GIVEN EXERCISE – Each line that includes "this" counts once; give the total and nothing besides.

DATA FOR PROCESSING –
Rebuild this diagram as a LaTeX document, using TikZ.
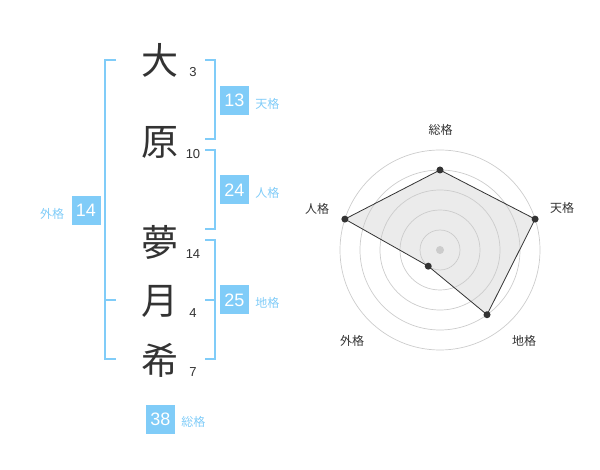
\documentclass[tikz,border=0pt]{standalone}
\usepackage{fontspec}
\setmainfont{Liberation Sans}
\newfontfamily\jp{Noto Sans CJK JP}
\usetikzlibrary{positioning, calc}
\definecolor{kakublue}{HTML}{80CCF8}
\definecolor{inkgray}{HTML}{333333}
\definecolor{ringgray}{HTML}{CCCCCC}

\tikzset{
  kaku/.style={fill=kakublue, text=white, minimum size=29pt, inner sep=0pt, font=\fontsize{18}{18}\selectfont},
  kakulabel/.style={text=kakublue, font=\jp\fontsize{12}{12}\selectfont, yshift=-3pt},
  brace/.style={draw=kakublue, line width=2pt},
  dot/.style={circle, fill=inkgray, minimum size=7pt, inner sep=0pt},
  radarlabel/.style={text=inkgray, font=\jp\fontsize{12}{12}\selectfont},
}

\begin{document}
\begin{tikzpicture}[x=1pt, y=-1pt, every node/.style={inner sep=0pt, align=center}]
    \useasboundingbox (0,0) rectangle (600,470);

    % kanji dan jumlah goresan
    \foreach \c/\n/\y [count=\i] in {大/3/60, 原/10/142, 夢/14/242, 月/4/301, 希/7/360}{
        \node[text=inkgray, font=\jp\fontsize{37}{37}\selectfont] (ch\i) at (160,\y) {\c};
        \node[text=inkgray, font=\fontsize{13}{13}\selectfont] (st\i) at (193,\y+12) {\n};
      }

    % kurung
    \draw[brace] (116,60) -- (105,60) -- (105,359) -- (116,359);
    \draw[brace] (105,300) -- (116,300);
    \draw[brace] (205,60) -- (214.5,60) -- (214.5,139) -- (205,139);
    \draw[brace] (205,150) -- (214.5,150) -- (214.5,229) -- (205,229);
    \draw[brace] (205,240) -- (214.5,240) -- (214.5,359) -- (205,359);
    \draw[brace] (205,300) -- (214.5,300);

    % kotak nilai
    \node[kaku] (ten) at (234.5,100.5) {13};
    \node[kakulabel, right=6pt of ten] (tenL) {天格};
    \node[kaku] (jin) at (234.5,190) {24};
    \node[kakulabel, right=6pt of jin] (jinL) {人格};
    \node[kaku] (chi) at (234.5,300) {25};
    \node[kakulabel, right=6pt of chi] (chiL) {地格};
    \node[kaku] (gai) at (86,210.5) {14};
    \node[kakulabel, left=7pt of gai] (gaiL) {外格};
    \node[kaku] (sou) at (160.5,419) {38};
    \node[kakulabel, right=6pt of sou] (souL) {総格};

    % radar
    \coordinate (O) at (440,250);
    \foreach \a/\v [count=\i] in {-90/4, -18/5, 54/4, 126/1, 198/5}{
        \coordinate (q\i) at ($(O)+(\a:20*\v)$);
      }
    \fill[ringgray!40] (q1) -- (q2) -- (q3) -- (q4) -- (q5) -- cycle;
    \foreach \r in {1,...,5}{
        \draw[ringgray, line width=0.7pt] (O) circle (20*\r);
      }
    \node[circle, fill=ringgray, minimum size=8pt] (mid) at (O) {};
    \draw[inkgray, line width=0.8pt] (q1) -- (q2) -- (q3) -- (q4) -- (q5) -- cycle;
    \foreach \i in {1,...,5}{
        \node[dot] (p\i) at (q\i) {};
      }

    % label radar
    \node[radarlabel] (rSou) at (440.5,130) {総格};
    \node[radarlabel] (rTen) at (562,208) {天格};
    \node[radarlabel] (rChi) at (524,341) {地格};
    \node[radarlabel] (rGai) at (352,341) {外格};
    \node[radarlabel] (rJin) at (317,209) {人格};
  \end{tikzpicture}
\end{document}
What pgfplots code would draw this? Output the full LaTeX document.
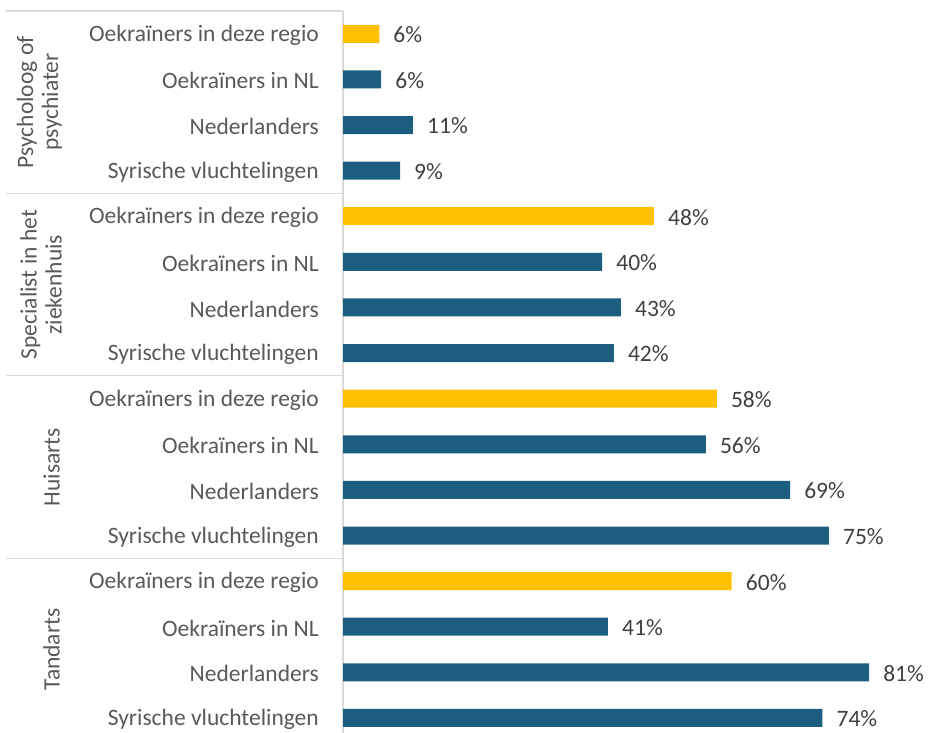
\documentclass[border=0pt]{standalone}
\usepackage{fontspec}
\setmainfont{Carlito}
\usepackage{pgfplots}
\pgfplotsset{compat=1.18}
\definecolor{ybar}{HTML}{FFC000}
\definecolor{bbar}{HTML}{1B5E80}
\definecolor{sep}{HTML}{D9D9D9}
\definecolor{lab}{HTML}{595959}
\definecolor{val}{HTML}{404040}
\newcommand{\lf}{\fontsize{23.5bp}{25bp}\selectfont}
\begin{document}
\begin{tikzpicture}
\begin{axis}[
  at={(343bp,0bp)}, anchor=south west,
  scale only axis, width=587bp, height=722bp,
  xmin=0, xmax=90.6, ymin=-0.33, ymax=15.5,
  xbar, bar width=18bp, bar shift=0pt,
  axis x line=none, axis y line*=left,
  y axis line style={draw=sep, line width=1.2bp, -},
  ytick={0,...,15}, major tick length=0pt,
  yticklabels={Syrische vluchtelingen, Nederlanders, Oekraïners in NL, Oekraïners in deze regio,
               Syrische vluchtelingen, Nederlanders, Oekraïners in NL, Oekraïners in deze regio,
               Syrische vluchtelingen, Nederlanders, Oekraïners in NL, Oekraïners in deze regio,
               Syrische vluchtelingen, Nederlanders, Oekraïners in NL, Oekraïners in deze regio},
  yticklabel style={font=\lf, text=lab, inner sep=0pt, xshift=-24bp, yshift=-1.5bp},
  point meta=x,
  nodes near coords={\pgfmathprintnumber[fixed,precision=0,assume math mode=true]{\pgfplotspointmeta}\%},
  nodes near coords style={anchor=west, inner sep=0pt, xshift=14bp, yshift=-1bp, font=\lf, text=val},
  clip=false,
]
\addplot[fill=bbar, draw=none] coordinates {
  (74,0) (81.2,1) (40.9,2)
  (75,4) (69,5) (56,6)
  (41.8,8) (42.9,9) (40,10)
  (8.8,12) (10.8,13) (5.9,14)
};
\addplot[fill=ybar, draw=none] coordinates {
  (60,3) (57.7,7) (48,11) (5.6,15)
};
\draw[sep, line width=1.2bp] ([xshift=-337bp]axis cs:0,15.5) -- (axis cs:0,15.5);
\draw[sep, line width=1.2bp] ([xshift=-337bp]axis cs:0,11.5) -- (axis cs:0,11.5);
\draw[sep, line width=1.2bp] ([xshift=-337bp]axis cs:0,7.5) -- (axis cs:0,7.5);
\draw[sep, line width=1.2bp] ([xshift=-337bp]axis cs:0,3.5) -- (axis cs:0,3.5);
\node[rotate=90, anchor=south, inner sep=0pt, align=center, font=\lf, text=lab] at ([xshift=-281bp]axis cs:0,13.5) {Psycholoog of\\psychiater};
\node[rotate=90, anchor=south, inner sep=0pt, align=center, font=\lf, text=lab] at ([xshift=-281bp]axis cs:0,9.5) {Specialist in het\\ziekenhuis};
\node[rotate=90, anchor=south, inner sep=0pt, align=center, font=\lf, text=lab] at ([xshift=-283bp]axis cs:0,5.5) {Huisarts};
\node[rotate=90, anchor=south, inner sep=0pt, align=center, font=\lf, text=lab] at ([xshift=-283bp]axis cs:0,1.5) {Tandarts};
\end{axis}
\pgfresetboundingbox
\useasboundingbox (0,0) rectangle (930bp,733bp);
\end{tikzpicture}
\end{document}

ANSWER TO THE TASK – 2